INSTRUCTIONS TO FOLLOW: Return the listing below unchanged, minus its pictures.

* Begin DATA SEGMENT *

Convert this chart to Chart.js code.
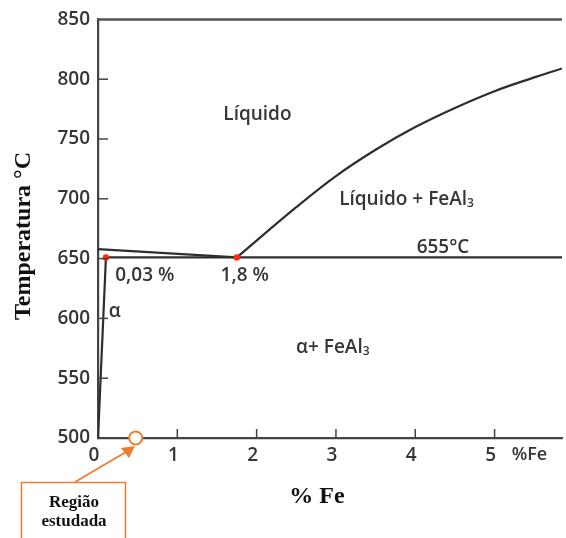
<!DOCTYPE html>
<html>
<head>
<meta charset="utf-8">
<script src="https://cdn.jsdelivr.net/npm/chart.js@4/dist/chart.umd.min.js"></script>
<style>
  html, body { margin: 0; padding: 0; background: #fff; }
  #wrap { width: 566px; height: 538px; }
</style>
</head>
<body>
<div id="wrap"><canvas id="diagrama"></canvas></div>
<script>
const feLiqEsq = [0, 1.75];
const tempLiqEsq = [658, 651];
const feLiquidus = [1.75, 2.5, 3.0, 3.5, 4.0, 4.5, 5.0, 5.5, 5.85];
const tempLiquidus = [651, 693, 719, 741, 760, 776, 790, 801.5, 809];
const feEutetico = [0.1, 5.85];
const tempEutetico = [651, 651];
const feSolvus = [0.1, 0];
const tempSolvus = [651, 500];
const fePontos = [0.1, 1.75];
const tempPontos = [651, 651];
const xTicks = [0, 1, 2, 3, 4, 5];
const yTicks = [500, 550, 600, 650, 700, 750, 800, 850];

// junta x e y em pontos
function pontos(xs, ys) {
    return xs.map(function(v, i) { return { x: v, y: ys[i] }; });
}

const corLinha = '#2e2e2e';
const corTexto = '#363636';
const laranja = '#ED7D31';
const fonteTexto = '"Open Sans", "Liberation Sans", sans-serif';
const fonteSerif = '"Liberation Serif", "Times New Roman", serif';
const pesoTexto = '600 ';

// desenha texto com subscrito no fim (ex. FeAl3)
function textoSub(ctx, base, sub, cx, cy, size) {
    ctx.font = pesoTexto + size + 'px ' + fonteTexto;
    const w1 = ctx.measureText(base).width;
    ctx.font = pesoTexto + Math.round(size * 0.62) + 'px ' + fonteTexto;
    const w2 = ctx.measureText(sub).width;
    const x0 = cx - (w1 + w2) / 2;
    ctx.textAlign = 'left';
    ctx.textBaseline = 'middle';
    ctx.font = pesoTexto + size + 'px ' + fonteTexto;
    ctx.fillText(base, x0, cy);
    ctx.font = pesoTexto + Math.round(size * 0.62) + 'px ' + fonteTexto;
    ctx.fillText(sub, x0 + w1, cy + size * 0.22);
}

const decoracao = {
    id: 'decoracao',
    afterDraw(chart) {
        const ctx = chart.ctx;
        const a = chart.chartArea;
        const x = chart.scales.x;
        const y = chart.scales.y;
        ctx.save();

        // linha superior
        ctx.strokeStyle = '#555';
        ctx.lineWidth = 2.5;
        ctx.beginPath();
        ctx.moveTo(a.left, a.top);
        ctx.lineTo(a.right, a.top);
        ctx.stroke();

        // marcas dos eixos para dentro
        ctx.strokeStyle = '#444';
        ctx.lineWidth = 1.5;
        yTicks.forEach(function(v) {
            if (v > 500 && v < 850) {
                const py = y.getPixelForValue(v);
                ctx.beginPath();
                ctx.moveTo(a.left, py);
                ctx.lineTo(a.left + 10, py);
                ctx.stroke();
            }
        });
        xTicks.forEach(function(v) {
            if (v > 0) {
                const px = x.getPixelForValue(v);
                ctx.beginPath();
                ctx.moveTo(px, a.bottom);
                ctx.lineTo(px, a.bottom - 9);
                ctx.stroke();
            }
        });

        // rotulos das regioes
        ctx.fillStyle = corTexto;
        ctx.textAlign = 'center';
        ctx.textBaseline = 'middle';
        ctx.font = pesoTexto + '19px ' + fonteTexto;
        ctx.fillText('Líquido', x.getPixelForValue(2.01), y.getPixelForValue(770));
        ctx.fillText('655°C', x.getPixelForValue(4.35), y.getPixelForValue(659));
        ctx.fillText('1,8 %', x.getPixelForValue(1.85), y.getPixelForValue(635.5));
        ctx.fillText('0,03 %', x.getPixelForValue(0.59), y.getPixelForValue(635.5));
        ctx.fillText('α', x.getPixelForValue(0.21), y.getPixelForValue(606));
        textoSub(ctx, 'Líquido + FeAl', '3', x.getPixelForValue(3.89), y.getPixelForValue(699.5), 19);
        textoSub(ctx, 'α+ FeAl', '3', x.getPixelForValue(2.96), y.getPixelForValue(575.7), 19);
        ctx.textAlign = 'center';
        ctx.font = pesoTexto + '18px ' + fonteTexto;
        ctx.fillText('%Fe', x.getPixelForValue(5.44), a.bottom + 17);

        // titulos dos eixos
        ctx.fillStyle = '#111';
        ctx.font = 'bold 24px ' + fonteSerif;
        ctx.fillText('% Fe', 317, 497);
        ctx.save();
        ctx.translate(24, 236);
        ctx.rotate(-Math.PI / 2);
        ctx.fillText('Temperatura °C', 0, 0);
        ctx.restore();

        // regiao estudada: circulo, seta e caixa
        const cx = x.getPixelForValue(0.475);
        const cy = y.getPixelForValue(500);
        ctx.strokeStyle = laranja;
        ctx.fillStyle = laranja;
        ctx.lineWidth = 1.8;
        ctx.beginPath();
        ctx.moveTo(75, 482);
        ctx.lineTo(126, 452);
        ctx.stroke();
        ctx.beginPath();
        ctx.moveTo(135, 446);
        ctx.lineTo(121, 448);
        ctx.lineTo(129, 458);
        ctx.closePath();
        ctx.fill();
        ctx.beginPath();
        ctx.arc(cx, cy, 6.5, 0, Math.PI * 2);
        ctx.fillStyle = '#fff';
        ctx.fill();
        ctx.lineWidth = 2;
        ctx.stroke();
        ctx.lineWidth = 1.5;
        ctx.strokeRect(21.5, 482.5, 104, 70);
        ctx.fillStyle = '#111';
        ctx.font = 'bold 17px ' + fonteSerif;
        ctx.textAlign = 'center';
        ctx.fillText('Região', 74, 503);
        ctx.fillText('estudada', 74, 522);

        ctx.restore();
    }
};

const linha = {
    showLine: true,
    borderColor: corLinha,
    borderWidth: 2.2,
    pointRadius: 0,
    fill: false
};

new Chart(document.getElementById('diagrama'), {
    type: 'scatter',
    data: {
        datasets: [
            Object.assign({ data: pontos(feLiqEsq, tempLiqEsq) }, linha),
            Object.assign({ data: pontos(feLiquidus, tempLiquidus), tension: 0.4 }, linha),
            Object.assign({ data: pontos(feEutetico, tempEutetico) }, linha),
            Object.assign({ data: pontos(feSolvus, tempSolvus) }, linha),
            {
                data: pontos(fePontos, tempPontos),
                order: -1,
                pointRadius: 3.2,
                pointBackgroundColor: '#ff2a10',
                pointBorderColor: '#ff2a10',
                pointBorderWidth: 0,
                showLine: false
            }
        ]
    },
    options: {
        responsive: true,
        maintainAspectRatio: false,
        animation: false,
        layout: { padding: { top: 17, right: 0, left: 0, bottom: 0 } },
        plugins: {
            legend: { display: false },
            tooltip: { enabled: false }
        },
        scales: {
            x: {
                type: 'linear',
                min: 0,
                max: 5.85,
                afterBuildTicks: function(s) { s.ticks = xTicks.map(function(v) { return { value: v }; }); },
                afterFit: function(s) { s.height = 100; },
                grid: { display: false, drawTicks: false },
                border: { display: true, color: '#444', width: 2.2 },
                ticks: {
                    padding: 6,
                    labelOffset: -4,
                    color: corTexto,
                    font: { family: fonteTexto, size: 19, weight: '600' },
                    maxRotation: 0
                }
            },
            y: {
                type: 'linear',
                min: 500,
                max: 850,
                afterBuildTicks: function(s) { s.ticks = yTicks.map(function(v) { return { value: v }; }); },
                afterFit: function(s) { s.width = 98; },
                grid: { display: false, drawTicks: false },
                border: { display: true, color: '#444', width: 2.2 },
                ticks: {
                    padding: 8,
                    color: corTexto,
                    font: { family: fonteTexto, size: 19, weight: '600' }
                }
            }
        }
    },
    plugins: [decoracao]
});
</script>
</body>
</html>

* End DATA SEGMENT *

TASK RESPONSE:
Convert this chart to Chart.js code.
<!DOCTYPE html>
<html>
<head>
<meta charset="utf-8">
<script src="https://cdn.jsdelivr.net/npm/chart.js@4/dist/chart.umd.min.js"></script>
<style>
  html, body { margin: 0; padding: 0; background: #fff; }
  #wrap { width: 566px; height: 538px; }
</style>
</head>
<body>
<div id="wrap"><canvas id="diagrama"></canvas></div>
<script>
const feLiqEsq = [0, 1.75];
const tempLiqEsq = [658, 651];
const feLiquidus = [1.75, 2.5, 3.0, 3.5, 4.0, 4.5, 5.0, 5.5, 5.85];
const tempLiquidus = [651, 693, 719, 741, 760, 776, 790, 801.5, 809];
const feEutetico = [0.1, 5.85];
const tempEutetico = [651, 651];
const feSolvus = [0.1, 0];
const tempSolvus = [651, 500];
const fePontos = [0.1, 1.75];
const tempPontos = [651, 651];
const xTicks = [0, 1, 2, 3, 4, 5];
const yTicks = [500, 550, 600, 650, 700, 750, 800, 850];

// junta x e y em pontos
function pontos(xs, ys) {
    return xs.map(function(v, i) { return { x: v, y: ys[i] }; });
}

const corLinha = '#2e2e2e';
const corTexto = '#363636';
const laranja = '#ED7D31';
const fonteTexto = '"Open Sans", "Liberation Sans", sans-serif';
const fonteSerif = '"Liberation Serif", "Times New Roman", serif';
const pesoTexto = '600 ';

// desenha texto com subscrito no fim (ex. FeAl3)
function textoSub(ctx, base, sub, cx, cy, size) {
    ctx.font = pesoTexto + size + 'px ' + fonteTexto;
    const w1 = ctx.measureText(base).width;
    ctx.font = pesoTexto + Math.round(size * 0.62) + 'px ' + fonteTexto;
    const w2 = ctx.measureText(sub).width;
    const x0 = cx - (w1 + w2) / 2;
    ctx.textAlign = 'left';
    ctx.textBaseline = 'middle';
    ctx.font = pesoTexto + size + 'px ' + fonteTexto;
    ctx.fillText(base, x0, cy);
    ctx.font = pesoTexto + Math.round(size * 0.62) + 'px ' + fonteTexto;
    ctx.fillText(sub, x0 + w1, cy + size * 0.22);
}

const decoracao = {
    id: 'decoracao',
    afterDraw(chart) {
        const ctx = chart.ctx;
        const a = chart.chartArea;
        const x = chart.scales.x;
        const y = chart.scales.y;
        ctx.save();

        // linha superior
        ctx.strokeStyle = '#555';
        ctx.lineWidth = 2.5;
        ctx.beginPath();
        ctx.moveTo(a.left, a.top);
        ctx.lineTo(a.right, a.top);
        ctx.stroke();

        // marcas dos eixos para dentro
        ctx.strokeStyle = '#444';
        ctx.lineWidth = 1.5;
        yTicks.forEach(function(v) {
            if (v > 500 && v < 850) {
                const py = y.getPixelForValue(v);
                ctx.beginPath();
                ctx.moveTo(a.left, py);
                ctx.lineTo(a.left + 10, py);
                ctx.stroke();
            }
        });
        xTicks.forEach(function(v) {
            if (v > 0) {
                const px = x.getPixelForValue(v);
                ctx.beginPath();
                ctx.moveTo(px, a.bottom);
                ctx.lineTo(px, a.bottom - 9);
                ctx.stroke();
            }
        });

        // rotulos das regioes
        ctx.fillStyle = corTexto;
        ctx.textAlign = 'center';
        ctx.textBaseline = 'middle';
        ctx.font = pesoTexto + '19px ' + fonteTexto;
        ctx.fillText('Líquido', x.getPixelForValue(2.01), y.getPixelForValue(770));
        ctx.fillText('655°C', x.getPixelForValue(4.35), y.getPixelForValue(659));
        ctx.fillText('1,8 %', x.getPixelForValue(1.85), y.getPixelForValue(635.5));
        ctx.fillText('0,03 %', x.getPixelForValue(0.59), y.getPixelForValue(635.5));
        ctx.fillText('α', x.getPixelForValue(0.21), y.getPixelForValue(606));
        textoSub(ctx, 'Líquido + FeAl', '3', x.getPixelForValue(3.89), y.getPixelForValue(699.5), 19);
        textoSub(ctx, 'α+ FeAl', '3', x.getPixelForValue(2.96), y.getPixelForValue(575.7), 19);
        ctx.textAlign = 'center';
        ctx.font = pesoTexto + '18px ' + fonteTexto;
        ctx.fillText('%Fe', x.getPixelForValue(5.44), a.bottom + 17);

        // titulos dos eixos
        ctx.fillStyle = '#111';
        ctx.font = 'bold 24px ' + fonteSerif;
        ctx.fillText('% Fe', 317, 497);
        ctx.save();
        ctx.translate(24, 236);
        ctx.rotate(-Math.PI / 2);
        ctx.fillText('Temperatura °C', 0, 0);
        ctx.restore();

        // regiao estudada: circulo, seta e caixa
        const cx = x.getPixelForValue(0.475);
        const cy = y.getPixelForValue(500);
        ctx.strokeStyle = laranja;
        ctx.fillStyle = laranja;
        ctx.lineWidth = 1.8;
        ctx.beginPath();
        ctx.moveTo(75, 482);
        ctx.lineTo(126, 452);
        ctx.stroke();
        ctx.beginPath();
        ctx.moveTo(135, 446);
        ctx.lineTo(121, 448);
        ctx.lineTo(129, 458);
        ctx.closePath();
        ctx.fill();
        ctx.beginPath();
        ctx.arc(cx, cy, 6.5, 0, Math.PI * 2);
        ctx.fillStyle = '#fff';
        ctx.fill();
        ctx.lineWidth = 2;
        ctx.stroke();
        ctx.lineWidth = 1.5;
        ctx.strokeRect(21.5, 482.5, 104, 70);
        ctx.fillStyle = '#111';
        ctx.font = 'bold 17px ' + fonteSerif;
        ctx.textAlign = 'center';
        ctx.fillText('Região', 74, 503);
        ctx.fillText('estudada', 74, 522);

        ctx.restore();
    }
};

const linha = {
    showLine: true,
    borderColor: corLinha,
    borderWidth: 2.2,
    pointRadius: 0,
    fill: false
};

new Chart(document.getElementById('diagrama'), {
    type: 'scatter',
    data: {
        datasets: [
            Object.assign({ data: pontos(feLiqEsq, tempLiqEsq) }, linha),
            Object.assign({ data: pontos(feLiquidus, tempLiquidus), tension: 0.4 }, linha),
            Object.assign({ data: pontos(feEutetico, tempEutetico) }, linha),
            Object.assign({ data: pontos(feSolvus, tempSolvus) }, linha),
            {
                data: pontos(fePontos, tempPontos),
                order: -1,
                pointRadius: 3.2,
                pointBackgroundColor: '#ff2a10',
                pointBorderColor: '#ff2a10',
                pointBorderWidth: 0,
                showLine: false
            }
        ]
    },
    options: {
        responsive: true,
        maintainAspectRatio: false,
        animation: false,
        layout: { padding: { top: 17, right: 0, left: 0, bottom: 0 } },
        plugins: {
            legend: { display: false },
            tooltip: { enabled: false }
        },
        scales: {
            x: {
                type: 'linear',
                min: 0,
                max: 5.85,
                afterBuildTicks: function(s) { s.ticks = xTicks.map(function(v) { return { value: v }; }); },
                afterFit: function(s) { s.height = 100; },
                grid: { display: false, drawTicks: false },
                border: { display: true, color: '#444', width: 2.2 },
                ticks: {
                    padding: 6,
                    labelOffset: -4,
                    color: corTexto,
                    font: { family: fonteTexto, size: 19, weight: '600' },
                    maxRotation: 0
                }
            },
            y: {
                type: 'linear',
                min: 500,
                max: 850,
                afterBuildTicks: function(s) { s.ticks = yTicks.map(function(v) { return { value: v }; }); },
                afterFit: function(s) { s.width = 98; },
                grid: { display: false, drawTicks: false },
                border: { display: true, color: '#444', width: 2.2 },
                ticks: {
                    padding: 8,
                    color: corTexto,
                    font: { family: fonteTexto, size: 19, weight: '600' }
                }
            }
        }
    },
    plugins: [decoracao]
});
</script>
</body>
</html>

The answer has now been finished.